1. re-run the experiment with crates=https://crater-reports.s3.amazonaws.com/pr-147017-1/retry-regressed-list.txt ↩

[RalfJung]

• this is an actually-too-big enum, but in the latest version of this crate it already got converted to u64
• this has -1 and 0xffffffff in the same enum. The variant with the latter is called ForceDWORD so this seems to be an indirect attempt to control the size, but it doesn't look right since an enum that has both negative and u32::MAX discriminants is 8 bytes large on GCC compilers.

Those both look like legit cases where the lint should indeed fire.

[RalfJung]

@rust-lang/lang so to summarize, the questions for you are:

• Are you okay with the general direction here (not changing anything about how we compute layout, but identify potentially problematic enums and FCW against them telling people to use an explicit integer type instead)? Explicit integer types have downsides, e.g. there's no repr(c_int), but given all its problems I don't think using repr(C) instead is a good fix for this... or if you do, then write all discriminants as ... as c_int as isize, which will also silence the FCW.
• Should the FCW start out as immediately also reporting issues in dependencies, or not?
• What about enums where all values would fit into an unsigned int, but some are too big for an int? If we warn for them, we'll trigger the warning a lot more often (crater says 57 vs 3 cases; I didn't look through those 57 regressions to see how many root regressions this has but it is clear that a good chunk of them come from seccomp-sys). On the targets where the warning would trigger (which can only be on 64bit targets), I don't think we have an example of such enums actually being problematic. They are definitely problematic on "short-enums" targets (ARM32, hexagon) but there the new lint can't fire; the existing overflowing_literals lint fires instead. So this partially boils down to, do we want to reject enums that are problematic for the current target, or reject problematic enums in general? We're not doing amazing at the latter for the reasons explained in the PR description -- we'd need a HIR-level lint directly accessing the literals instead of their already-wrapped results -- but this particular check is something we can do easily. Do we want a principled check with very clear scope, or something slightly more fuzzy that can detect more potential problems?

[workingjubilee]

re: 2 (FCW immediately or not?): Unless we choose the most-minimal-impact version of this, I think we should slow-roll this instead of jumping to warning in deps to avoid a repeat of the "lol this FCW hits the windows crate" situation, as it seems likely to be something that is quickly found and fixed in deps.

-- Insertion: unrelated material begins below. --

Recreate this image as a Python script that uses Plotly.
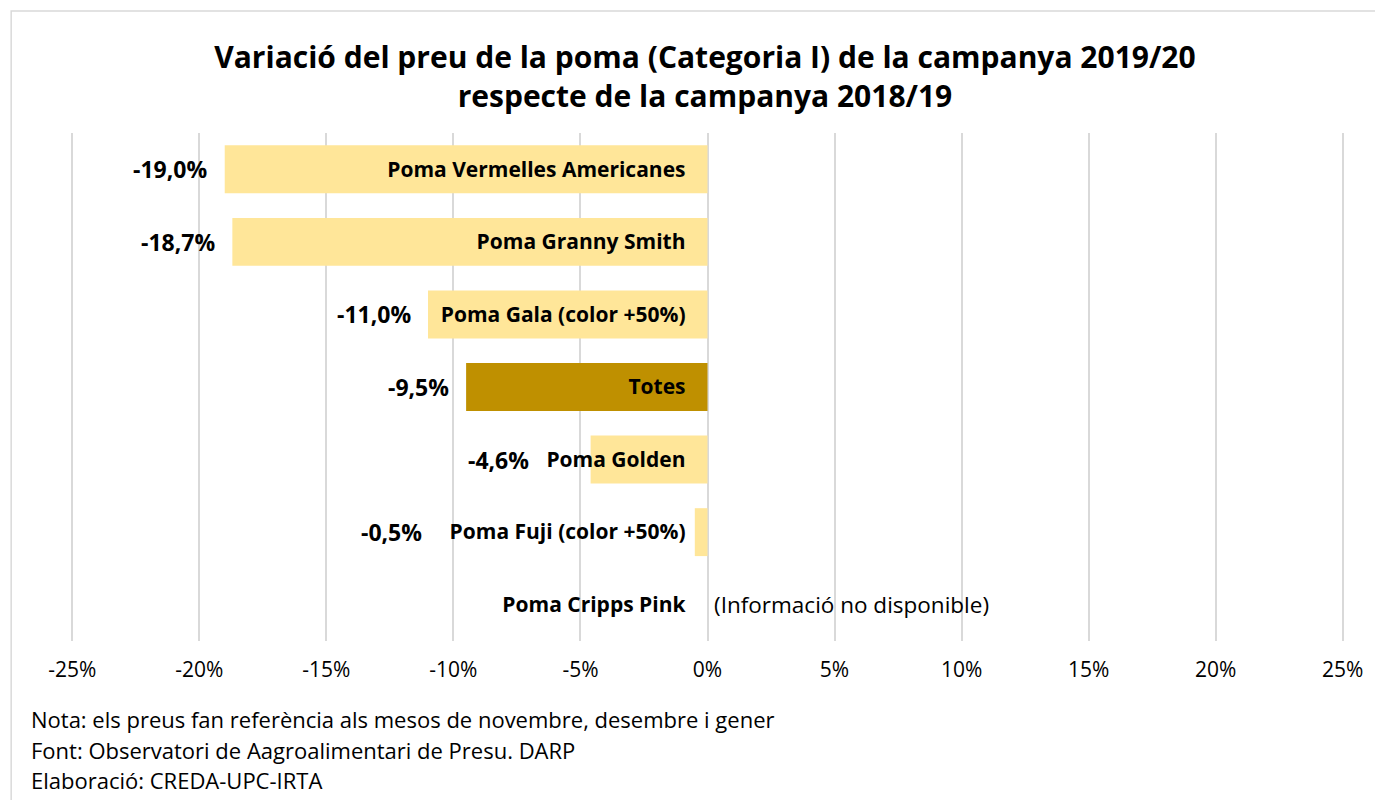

re: 3 (enums that hypothetically fit into uints) and this:

OTOH this makes me question whether it is really a good idea to exempt enums where all discriminant values fit into unsigned int from this lint. Arguably, enums like the ones crater identified should be declared with repr(u32).

Yes, despite saying that allowing u32 or i32 is "the point" of how C enums work, I think based on what you found, I think that maybe we shouldn't try to further handle that in Rust. We should probably take a stronger "#[repr(C)] enum is bad, actually" stance. People are obviously trying to translate their intuitions from C compilers, but the ways the C compilers behave are non-intuitive, so the result simply cannot make sense when you try to cross-reference the way rustc and C compilers behave.